Desde los años 80, las FFAA y la PNP enfrentaron una guerra no declarada contra el terror impío de Sendero Luminoso y el MRTA. Enfrentaron coches bomba, asesinatos de autoridades, secuestros de niños, ejecuciones públicas, y lo hicieron sin una legislación de guerra, con una opinión pública dividida y muchas veces con directivas políticas ambiguas o cobardes. Sin embargo, lograron contener al enemigo, evitar el colapso del Estado y restituir el orden en regiones enteras. ¿Qué recibió el personal en retorno? Juicios interminables, olvido institucional y una estigmatización sistemática. En muchos casos, los acusados ni siquiera han recibido sentencia. En otros, han sido absueltos luego de años de prisión preventiva. La justicia tardía no es justicia. Y la persecución eterna, sin resolución ni reparo, constituye una forma de tortura institucional.
La narrativa progresista y el defensa del terrorismo
Desde hace más de dos décadas, la hegemonía discursiva de ciertas ONG y colectivos progresistas ha presentado una versión deliberadamente sesgada del conflicto armado interno. Se impuso la idea de que se trató de una "guerra entre dos violencias equivalentes" o, peor aún, de una "lucha social frustrada". Bajo esta visión, los criminales de Sendero y el MRTA son tratados como rebeldes idealistas, y las fuerzas del orden, como victimarios sistemáticos.
La Comisión de la Verdad y Reconciliación fue, en muchos sentidos, el punto de partida de esta narrativa. Su informe final, si bien recoge testimonios valiosos, incurre en una falacia de equivalencia moral y subestima el carácter genocida, fanático e indiscriminado de la violencia subversiva. Más aún, sectores vinculados a esta lógica han construido espacios de "memoria" que excluyen el testimonio de soldados, policías, y pobladores que resistieron al terror.
Hoy, esas mismas voces acusan al Congreso de "impunidad" por aprobar esta ley. No sorprende: llevan años haciendo campaña internacional para presentar al Perú como un país que no respeta los derechos humanos, ignorando sistemáticamente a las víctimas de los atentados senderistas. Dicen defender la justicia, pero buscan que octogenarios que sirvieron al país mueran en procesos interminables. Dicen buscar memoria, pero solo permiten una versión.
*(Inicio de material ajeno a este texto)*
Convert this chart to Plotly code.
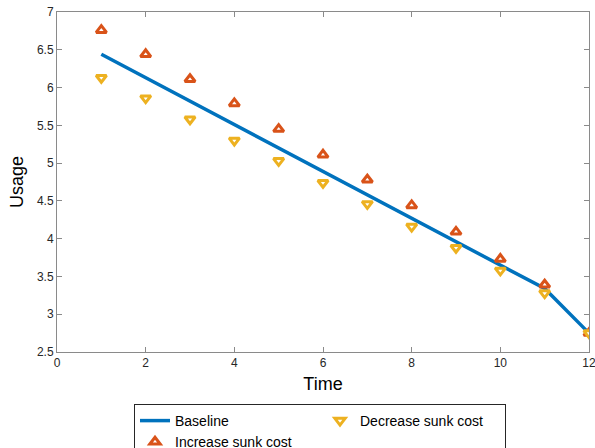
import plotly.graph_objects as go

# Usage over time under three sunk-cost conditions
time = [1, 2, 3, 4, 5, 6, 7, 8, 9, 10, 11, 12]
baseline = [6.44, 6.13, 5.82, 5.51, 5.20, 4.89, 4.58, 4.27, 3.96, 3.65, 3.34, 2.75]
increase_sunk = [6.76, 6.44, 6.11, 5.79, 5.45, 5.11, 4.78, 4.44, 4.09, 3.73, 3.39, 2.75]
decrease_sunk = [6.13, 5.86, 5.58, 5.30, 5.03, 4.74, 4.46, 4.16, 3.88, 3.58, 3.28, 2.75]

x_ticks = [0, 2, 4, 6, 8, 10, 12]
y_ticks = [2.5, 3, 3.5, 4, 4.5, 5, 5.5, 6, 6.5, 7]

BLUE = "#0072BD"
ORANGE = "#D95319"
YELLOW = "#EDB120"
AXIS = "#8a8a8a"
FONT = "Liberation Sans, Arial, Helvetica, sans-serif"

fig = go.Figure()
fig.add_trace(go.Scatter(
    x=time, y=baseline, mode="lines", name="Baseline",
    line=dict(color=BLUE, width=3.5), legendrank=1,
))
fig.add_trace(go.Scatter(
    x=time, y=increase_sunk, mode="markers", name="Increase sunk cost",
    marker=dict(symbol="triangle-up", size=9, color="white",
                line=dict(color=ORANGE, width=3)),
    legendrank=3,
))
fig.add_trace(go.Scatter(
    x=time, y=decrease_sunk, mode="markers", name="Decrease sunk cost",
    marker=dict(symbol="triangle-down", size=9, color="white",
                line=dict(color=YELLOW, width=3)),
    legendrank=2,
))

axis_common = dict(
    showgrid=False, zeroline=False, showline=True, mirror="ticks",
    linecolor=AXIS, linewidth=1, ticks="inside", ticklen=5,
    tickcolor=AXIS, tickfont=dict(size=12, color="#262626", family=FONT),
    ticklabeloverflow="allow", automargin=False,
)

fig.update_xaxes(range=[0, 12], tickvals=x_ticks,
                 title=dict(text="Time", font=dict(size=18, color="#000", family=FONT), standoff=7),
                 **axis_common)
fig.update_yaxes(range=[2.5, 7], tickvals=y_ticks,
                 ticktext=[f"{v:g}" for v in y_ticks],
                 title=dict(text="Usage", font=dict(size=18, color="#000", family=FONT), standoff=8),
                 **axis_common)

fig.update_layout(
    width=595, height=448,
    margin=dict(l=57, r=6, t=12, b=96, autoexpand=False),
    plot_bgcolor="white", paper_bgcolor="white",
    font=dict(family=FONT, color="#000"),
    legend=dict(
        orientation="h", xref="container", yref="container",
        x=134 / 595, y=1 - 404 / 448, xanchor="left", yanchor="top",
        bordercolor="#262626", borderwidth=1, bgcolor="white",
        font=dict(size=14, family=FONT, color="#000"),
        entrywidth=140, entrywidthmode="pixels",
        tracegroupgap=0,
    ),
)

fig.write_html("out.html")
Justicia, soberanía y verdad: el sentido patriótico de la ley
El Perú tiene derecho a defenderse en todos los frentes: militar, judicial y simbólico. Esta ley es parte de esa defensa. No vulnera tratados internacionales; por el contrario, aplica principios básicos como el debido proceso y el respeto por la dignidad de la persona humana. La Convención Americana de Derechos Humanos establece que toda persona tiene derecho a ser juzgada en un plazo razonable. En muchos casos, estos plazos fueron largamente superados. ¿Deben estos peruanos morir esperando justicia?
La ley tampoco borra crímenes ni elimina la posibilidad de investigación en casos graves. Sólo establece que, por razones humanitarias y procesales, se exonera de responsabilidad penal a personas en situación vulnerable que han enfrentado un desgaste sin fin. No es olvido: es decencia.
Quienes sirvieron en las FFAA y PNP durante los años del terror lo hicieron por convicción, por deber y por amor al país. Muchos lo pagaron con la vida, otros con la salud, otros con su libertad. Es hora de saldar esa deuda moral. No para encubrir excesos, sino para reconocer que, sin ellos, no tendríamos hoy ni elecciones, ni democracia, ni república.
El patriotismo no es un recurso retórico: es una obligación civil. Defender esta ley es defender la verdad completa de nuestra historia y reafirmar el principio de que el Perú tiene derecho a honrar a quienes lo protegieron cuando casi todo estaba perdido. Que la democracia no olvide nunca a los que la salvaron.